---- Task material

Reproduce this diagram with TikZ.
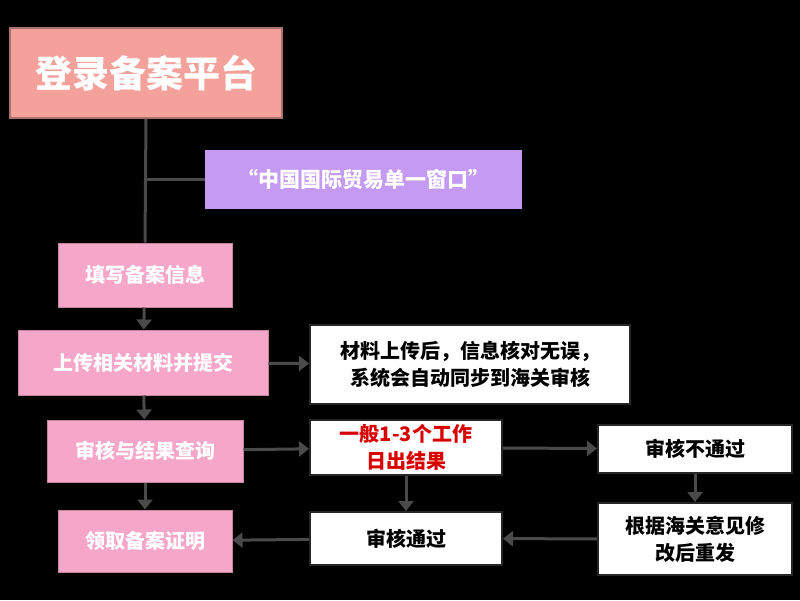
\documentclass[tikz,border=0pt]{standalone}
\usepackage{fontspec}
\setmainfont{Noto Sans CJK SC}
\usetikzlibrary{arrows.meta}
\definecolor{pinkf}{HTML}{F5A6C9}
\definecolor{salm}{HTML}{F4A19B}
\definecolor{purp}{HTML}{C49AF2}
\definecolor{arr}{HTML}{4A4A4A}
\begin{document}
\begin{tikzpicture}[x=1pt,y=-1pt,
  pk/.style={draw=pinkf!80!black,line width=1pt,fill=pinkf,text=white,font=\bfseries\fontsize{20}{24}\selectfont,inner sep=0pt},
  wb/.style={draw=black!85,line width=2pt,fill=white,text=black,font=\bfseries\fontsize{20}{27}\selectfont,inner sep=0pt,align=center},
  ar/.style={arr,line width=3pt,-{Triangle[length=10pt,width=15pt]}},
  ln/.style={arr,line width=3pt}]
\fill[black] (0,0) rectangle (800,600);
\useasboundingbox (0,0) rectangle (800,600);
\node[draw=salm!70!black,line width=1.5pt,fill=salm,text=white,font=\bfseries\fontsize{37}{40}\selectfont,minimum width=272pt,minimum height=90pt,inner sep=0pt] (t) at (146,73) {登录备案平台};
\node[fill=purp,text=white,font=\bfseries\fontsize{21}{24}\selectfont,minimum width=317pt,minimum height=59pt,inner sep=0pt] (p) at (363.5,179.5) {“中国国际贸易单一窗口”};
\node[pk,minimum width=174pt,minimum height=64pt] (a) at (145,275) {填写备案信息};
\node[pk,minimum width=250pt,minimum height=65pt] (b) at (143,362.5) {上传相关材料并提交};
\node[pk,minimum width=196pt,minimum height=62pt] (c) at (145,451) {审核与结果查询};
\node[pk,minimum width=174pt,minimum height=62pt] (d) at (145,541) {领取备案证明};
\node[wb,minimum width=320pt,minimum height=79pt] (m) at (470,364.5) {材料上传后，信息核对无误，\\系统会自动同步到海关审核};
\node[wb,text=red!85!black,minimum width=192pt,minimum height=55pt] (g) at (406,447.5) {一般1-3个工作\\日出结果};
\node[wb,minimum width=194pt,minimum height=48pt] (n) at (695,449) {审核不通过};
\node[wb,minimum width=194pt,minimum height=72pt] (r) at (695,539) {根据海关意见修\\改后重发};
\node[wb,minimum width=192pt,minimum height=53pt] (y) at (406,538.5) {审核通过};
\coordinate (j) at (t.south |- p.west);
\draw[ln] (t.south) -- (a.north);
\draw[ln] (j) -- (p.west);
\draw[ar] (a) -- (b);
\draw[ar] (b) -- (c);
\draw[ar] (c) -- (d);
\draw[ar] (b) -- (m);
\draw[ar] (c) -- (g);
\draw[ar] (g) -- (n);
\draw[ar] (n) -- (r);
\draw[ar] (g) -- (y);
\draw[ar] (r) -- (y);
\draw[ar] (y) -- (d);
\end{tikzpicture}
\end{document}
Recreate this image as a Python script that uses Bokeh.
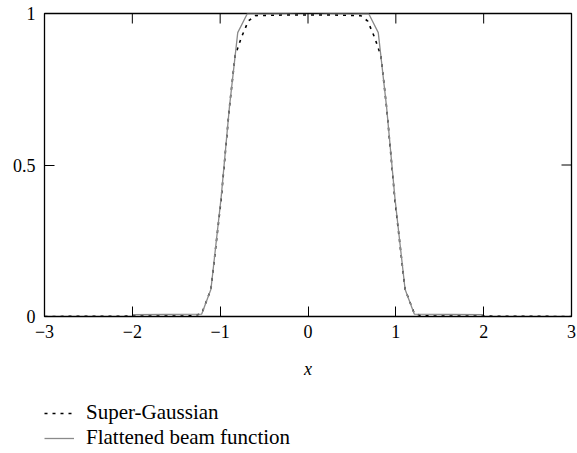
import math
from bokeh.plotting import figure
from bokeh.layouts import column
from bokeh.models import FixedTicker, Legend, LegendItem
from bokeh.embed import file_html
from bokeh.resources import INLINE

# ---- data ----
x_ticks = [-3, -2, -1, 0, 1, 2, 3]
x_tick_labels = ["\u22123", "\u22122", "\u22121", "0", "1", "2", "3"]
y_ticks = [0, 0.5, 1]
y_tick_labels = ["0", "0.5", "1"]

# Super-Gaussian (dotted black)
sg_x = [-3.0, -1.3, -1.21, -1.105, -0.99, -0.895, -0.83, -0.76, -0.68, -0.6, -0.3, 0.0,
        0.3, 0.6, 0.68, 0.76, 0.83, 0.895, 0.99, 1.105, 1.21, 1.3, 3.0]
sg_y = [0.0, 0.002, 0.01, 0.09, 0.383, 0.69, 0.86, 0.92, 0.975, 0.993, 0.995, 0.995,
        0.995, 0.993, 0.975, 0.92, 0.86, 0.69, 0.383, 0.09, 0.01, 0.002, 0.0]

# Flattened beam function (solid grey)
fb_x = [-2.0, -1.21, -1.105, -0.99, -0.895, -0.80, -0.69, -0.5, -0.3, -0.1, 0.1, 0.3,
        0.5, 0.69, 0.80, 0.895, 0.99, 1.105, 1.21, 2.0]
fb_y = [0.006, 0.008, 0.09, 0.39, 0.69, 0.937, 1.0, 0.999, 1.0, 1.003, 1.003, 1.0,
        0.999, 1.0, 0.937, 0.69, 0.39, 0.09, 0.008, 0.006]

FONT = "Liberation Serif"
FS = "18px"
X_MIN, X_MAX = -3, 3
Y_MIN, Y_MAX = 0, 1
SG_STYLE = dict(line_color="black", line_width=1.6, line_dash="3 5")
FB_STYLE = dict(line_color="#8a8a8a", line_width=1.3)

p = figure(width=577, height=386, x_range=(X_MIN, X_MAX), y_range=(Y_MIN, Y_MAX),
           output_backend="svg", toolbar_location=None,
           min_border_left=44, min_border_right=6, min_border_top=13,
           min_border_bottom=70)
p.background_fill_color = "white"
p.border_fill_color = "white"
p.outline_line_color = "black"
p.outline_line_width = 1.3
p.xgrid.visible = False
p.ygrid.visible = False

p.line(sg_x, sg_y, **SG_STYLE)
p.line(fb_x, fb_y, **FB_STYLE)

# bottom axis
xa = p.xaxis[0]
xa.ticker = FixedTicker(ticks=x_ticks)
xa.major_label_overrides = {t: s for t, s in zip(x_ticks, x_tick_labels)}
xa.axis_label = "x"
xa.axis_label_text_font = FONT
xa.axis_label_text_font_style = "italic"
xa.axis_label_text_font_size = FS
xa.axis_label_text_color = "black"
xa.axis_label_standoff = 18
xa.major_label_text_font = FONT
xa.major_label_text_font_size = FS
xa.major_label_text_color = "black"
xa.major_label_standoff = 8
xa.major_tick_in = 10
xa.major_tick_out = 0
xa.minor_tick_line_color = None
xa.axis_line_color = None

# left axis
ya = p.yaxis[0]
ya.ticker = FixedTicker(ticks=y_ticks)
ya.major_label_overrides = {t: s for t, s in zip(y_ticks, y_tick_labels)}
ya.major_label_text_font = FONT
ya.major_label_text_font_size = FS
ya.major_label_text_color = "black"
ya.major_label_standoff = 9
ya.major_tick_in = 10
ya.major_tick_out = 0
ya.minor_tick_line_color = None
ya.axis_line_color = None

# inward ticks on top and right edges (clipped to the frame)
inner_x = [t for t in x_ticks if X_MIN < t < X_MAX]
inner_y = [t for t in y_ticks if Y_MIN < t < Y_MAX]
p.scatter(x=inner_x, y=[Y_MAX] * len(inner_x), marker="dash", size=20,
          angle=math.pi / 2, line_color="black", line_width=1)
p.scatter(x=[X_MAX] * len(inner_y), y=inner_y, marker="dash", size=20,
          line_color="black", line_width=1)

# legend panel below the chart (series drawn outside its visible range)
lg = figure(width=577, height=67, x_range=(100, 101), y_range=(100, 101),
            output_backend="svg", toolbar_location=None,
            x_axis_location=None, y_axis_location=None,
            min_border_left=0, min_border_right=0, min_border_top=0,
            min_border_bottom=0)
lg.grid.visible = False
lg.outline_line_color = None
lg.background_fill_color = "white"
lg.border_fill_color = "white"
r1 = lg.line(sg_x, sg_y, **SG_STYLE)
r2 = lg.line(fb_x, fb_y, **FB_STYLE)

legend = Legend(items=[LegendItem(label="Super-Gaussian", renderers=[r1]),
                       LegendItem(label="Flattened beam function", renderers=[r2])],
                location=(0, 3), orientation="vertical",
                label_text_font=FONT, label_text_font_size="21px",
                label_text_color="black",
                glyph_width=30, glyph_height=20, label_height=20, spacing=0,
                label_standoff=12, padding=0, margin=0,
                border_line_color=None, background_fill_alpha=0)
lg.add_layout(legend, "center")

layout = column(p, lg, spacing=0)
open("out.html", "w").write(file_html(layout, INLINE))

--------
---- Task material

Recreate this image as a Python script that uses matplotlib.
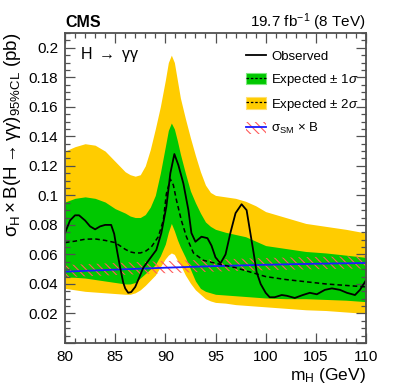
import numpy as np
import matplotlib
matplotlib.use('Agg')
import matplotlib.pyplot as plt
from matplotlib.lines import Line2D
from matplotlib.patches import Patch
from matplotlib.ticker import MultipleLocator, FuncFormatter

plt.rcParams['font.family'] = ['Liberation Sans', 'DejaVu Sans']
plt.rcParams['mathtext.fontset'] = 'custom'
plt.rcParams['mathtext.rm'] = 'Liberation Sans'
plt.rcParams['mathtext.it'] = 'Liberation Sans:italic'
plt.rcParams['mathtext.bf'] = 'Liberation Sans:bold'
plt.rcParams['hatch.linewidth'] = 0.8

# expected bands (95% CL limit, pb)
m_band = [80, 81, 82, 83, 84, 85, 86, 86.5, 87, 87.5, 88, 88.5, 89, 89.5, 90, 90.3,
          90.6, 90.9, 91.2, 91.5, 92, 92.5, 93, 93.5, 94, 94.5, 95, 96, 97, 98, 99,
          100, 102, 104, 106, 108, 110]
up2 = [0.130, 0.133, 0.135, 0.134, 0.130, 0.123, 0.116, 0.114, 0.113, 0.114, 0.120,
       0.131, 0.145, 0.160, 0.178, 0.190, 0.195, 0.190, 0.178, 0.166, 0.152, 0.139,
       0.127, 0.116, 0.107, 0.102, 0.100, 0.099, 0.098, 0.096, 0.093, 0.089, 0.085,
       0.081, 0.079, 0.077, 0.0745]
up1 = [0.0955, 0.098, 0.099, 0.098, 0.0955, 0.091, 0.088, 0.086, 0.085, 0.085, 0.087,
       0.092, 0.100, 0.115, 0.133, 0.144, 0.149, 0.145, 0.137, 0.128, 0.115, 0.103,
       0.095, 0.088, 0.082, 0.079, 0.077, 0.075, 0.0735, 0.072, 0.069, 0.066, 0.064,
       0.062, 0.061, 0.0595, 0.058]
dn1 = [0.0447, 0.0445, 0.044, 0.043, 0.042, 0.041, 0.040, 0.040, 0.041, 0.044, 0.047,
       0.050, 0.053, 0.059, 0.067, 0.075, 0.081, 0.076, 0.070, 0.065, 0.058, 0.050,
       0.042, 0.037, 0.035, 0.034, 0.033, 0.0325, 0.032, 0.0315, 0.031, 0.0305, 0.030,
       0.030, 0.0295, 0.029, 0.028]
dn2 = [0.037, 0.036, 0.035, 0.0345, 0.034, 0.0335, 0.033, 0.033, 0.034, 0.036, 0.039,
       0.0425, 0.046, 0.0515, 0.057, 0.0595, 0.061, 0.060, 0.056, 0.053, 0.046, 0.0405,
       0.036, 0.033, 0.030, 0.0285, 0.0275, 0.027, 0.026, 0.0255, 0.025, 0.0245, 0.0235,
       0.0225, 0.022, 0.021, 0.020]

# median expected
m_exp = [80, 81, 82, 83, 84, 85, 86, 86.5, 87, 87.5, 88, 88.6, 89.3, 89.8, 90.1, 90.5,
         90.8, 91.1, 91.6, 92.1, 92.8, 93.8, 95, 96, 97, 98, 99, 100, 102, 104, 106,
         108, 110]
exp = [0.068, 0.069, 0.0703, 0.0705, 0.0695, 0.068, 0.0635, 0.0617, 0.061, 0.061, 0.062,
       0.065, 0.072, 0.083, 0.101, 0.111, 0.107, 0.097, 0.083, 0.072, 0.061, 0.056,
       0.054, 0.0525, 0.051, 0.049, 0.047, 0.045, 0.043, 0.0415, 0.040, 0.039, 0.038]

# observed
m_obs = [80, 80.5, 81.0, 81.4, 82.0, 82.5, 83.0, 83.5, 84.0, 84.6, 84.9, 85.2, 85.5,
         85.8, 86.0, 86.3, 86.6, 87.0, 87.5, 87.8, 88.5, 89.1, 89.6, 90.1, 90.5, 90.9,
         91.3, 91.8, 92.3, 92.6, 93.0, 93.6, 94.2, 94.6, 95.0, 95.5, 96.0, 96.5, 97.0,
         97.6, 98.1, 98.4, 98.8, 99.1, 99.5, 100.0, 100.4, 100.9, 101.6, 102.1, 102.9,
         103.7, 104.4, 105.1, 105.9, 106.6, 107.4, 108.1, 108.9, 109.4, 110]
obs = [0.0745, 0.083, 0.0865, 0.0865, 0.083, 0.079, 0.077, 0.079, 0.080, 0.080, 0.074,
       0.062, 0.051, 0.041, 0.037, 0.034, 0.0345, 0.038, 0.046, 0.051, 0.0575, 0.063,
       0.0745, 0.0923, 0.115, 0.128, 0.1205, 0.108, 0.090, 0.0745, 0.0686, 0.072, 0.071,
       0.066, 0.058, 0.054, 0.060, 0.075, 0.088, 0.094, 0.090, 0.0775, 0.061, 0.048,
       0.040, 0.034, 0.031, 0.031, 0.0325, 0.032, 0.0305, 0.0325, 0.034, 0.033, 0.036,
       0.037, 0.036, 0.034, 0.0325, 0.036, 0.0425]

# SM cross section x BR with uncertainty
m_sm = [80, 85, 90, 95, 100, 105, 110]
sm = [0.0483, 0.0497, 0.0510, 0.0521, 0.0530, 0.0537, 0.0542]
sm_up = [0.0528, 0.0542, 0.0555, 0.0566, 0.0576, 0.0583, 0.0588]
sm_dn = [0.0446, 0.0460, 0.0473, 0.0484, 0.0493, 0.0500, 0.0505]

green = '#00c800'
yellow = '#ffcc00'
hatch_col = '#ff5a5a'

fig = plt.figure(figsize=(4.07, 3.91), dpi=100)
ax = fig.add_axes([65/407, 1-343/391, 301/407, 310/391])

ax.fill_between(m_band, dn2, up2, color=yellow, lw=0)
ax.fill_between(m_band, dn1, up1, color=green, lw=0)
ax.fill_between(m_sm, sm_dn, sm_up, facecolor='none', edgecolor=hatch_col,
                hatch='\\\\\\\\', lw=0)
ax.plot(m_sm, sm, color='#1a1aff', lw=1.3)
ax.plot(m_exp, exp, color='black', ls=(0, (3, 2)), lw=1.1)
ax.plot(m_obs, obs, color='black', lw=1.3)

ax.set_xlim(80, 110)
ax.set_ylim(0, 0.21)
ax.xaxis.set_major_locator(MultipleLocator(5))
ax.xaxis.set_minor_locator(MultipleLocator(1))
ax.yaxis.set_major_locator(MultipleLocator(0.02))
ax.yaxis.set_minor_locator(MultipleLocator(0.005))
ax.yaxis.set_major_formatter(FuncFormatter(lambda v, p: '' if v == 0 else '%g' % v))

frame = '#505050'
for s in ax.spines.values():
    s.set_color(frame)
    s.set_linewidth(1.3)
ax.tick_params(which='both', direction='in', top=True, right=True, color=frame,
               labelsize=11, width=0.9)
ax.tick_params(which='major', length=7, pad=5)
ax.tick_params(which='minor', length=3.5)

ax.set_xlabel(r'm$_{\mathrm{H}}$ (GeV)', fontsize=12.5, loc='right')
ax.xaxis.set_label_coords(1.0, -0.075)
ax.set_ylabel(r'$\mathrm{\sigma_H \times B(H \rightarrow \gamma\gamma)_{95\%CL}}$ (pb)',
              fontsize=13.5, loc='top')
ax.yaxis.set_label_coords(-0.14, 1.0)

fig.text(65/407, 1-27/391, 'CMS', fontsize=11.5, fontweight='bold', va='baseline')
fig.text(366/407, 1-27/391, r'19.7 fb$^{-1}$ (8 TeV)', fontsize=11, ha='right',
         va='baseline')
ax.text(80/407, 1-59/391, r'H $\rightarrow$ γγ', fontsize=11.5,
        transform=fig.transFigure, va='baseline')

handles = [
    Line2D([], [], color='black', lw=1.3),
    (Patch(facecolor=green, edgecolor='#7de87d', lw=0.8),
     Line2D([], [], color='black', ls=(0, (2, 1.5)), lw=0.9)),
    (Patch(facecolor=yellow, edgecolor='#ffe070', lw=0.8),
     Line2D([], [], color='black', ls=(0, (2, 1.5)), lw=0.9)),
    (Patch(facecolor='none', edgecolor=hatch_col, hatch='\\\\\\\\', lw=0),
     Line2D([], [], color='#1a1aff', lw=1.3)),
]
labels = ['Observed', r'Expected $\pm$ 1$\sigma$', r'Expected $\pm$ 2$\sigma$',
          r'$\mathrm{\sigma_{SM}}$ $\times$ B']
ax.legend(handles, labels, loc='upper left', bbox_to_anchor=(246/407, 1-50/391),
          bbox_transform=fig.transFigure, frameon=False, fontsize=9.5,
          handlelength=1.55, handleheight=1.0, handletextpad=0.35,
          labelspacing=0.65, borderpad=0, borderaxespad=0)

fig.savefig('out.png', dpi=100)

--------
---- Task material

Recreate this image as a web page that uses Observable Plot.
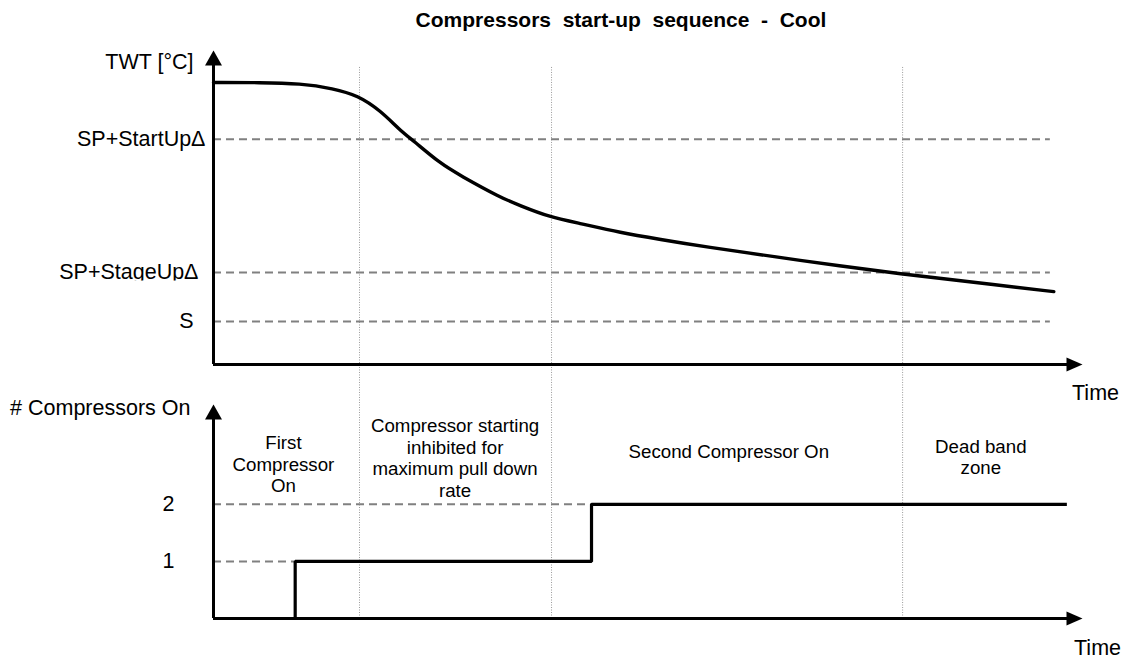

--------

→ **To do**: Give back exactly the lines from the one that holds "Recreate this image as a Python script that uses Bokeh." to the one that holds "p.line(fb_x, fb_y, **FB_STYLE)", with both ends and without the images.

→ **Solution to the problem**:
Recreate this image as a Python script that uses Bokeh.
import math
from bokeh.plotting import figure
from bokeh.layouts import column
from bokeh.models import FixedTicker, Legend, LegendItem
from bokeh.embed import file_html
from bokeh.resources import INLINE

# ---- data ----
x_ticks = [-3, -2, -1, 0, 1, 2, 3]
x_tick_labels = ["\u22123", "\u22122", "\u22121", "0", "1", "2", "3"]
y_ticks = [0, 0.5, 1]
y_tick_labels = ["0", "0.5", "1"]

# Super-Gaussian (dotted black)
sg_x = [-3.0, -1.3, -1.21, -1.105, -0.99, -0.895, -0.83, -0.76, -0.68, -0.6, -0.3, 0.0,
        0.3, 0.6, 0.68, 0.76, 0.83, 0.895, 0.99, 1.105, 1.21, 1.3, 3.0]
sg_y = [0.0, 0.002, 0.01, 0.09, 0.383, 0.69, 0.86, 0.92, 0.975, 0.993, 0.995, 0.995,
        0.995, 0.993, 0.975, 0.92, 0.86, 0.69, 0.383, 0.09, 0.01, 0.002, 0.0]

# Flattened beam function (solid grey)
fb_x = [-2.0, -1.21, -1.105, -0.99, -0.895, -0.80, -0.69, -0.5, -0.3, -0.1, 0.1, 0.3,
        0.5, 0.69, 0.80, 0.895, 0.99, 1.105, 1.21, 2.0]
fb_y = [0.006, 0.008, 0.09, 0.39, 0.69, 0.937, 1.0, 0.999, 1.0, 1.003, 1.003, 1.0,
        0.999, 1.0, 0.937, 0.69, 0.39, 0.09, 0.008, 0.006]

FONT = "Liberation Serif"
FS = "18px"
X_MIN, X_MAX = -3, 3
Y_MIN, Y_MAX = 0, 1
SG_STYLE = dict(line_color="black", line_width=1.6, line_dash="3 5")
FB_STYLE = dict(line_color="#8a8a8a", line_width=1.3)

p = figure(width=577, height=386, x_range=(X_MIN, X_MAX), y_range=(Y_MIN, Y_MAX),
           output_backend="svg", toolbar_location=None,
           min_border_left=44, min_border_right=6, min_border_top=13,
           min_border_bottom=70)
p.background_fill_color = "white"
p.border_fill_color = "white"
p.outline_line_color = "black"
p.outline_line_width = 1.3
p.xgrid.visible = False
p.ygrid.visible = False

p.line(sg_x, sg_y, **SG_STYLE)
p.line(fb_x, fb_y, **FB_STYLE)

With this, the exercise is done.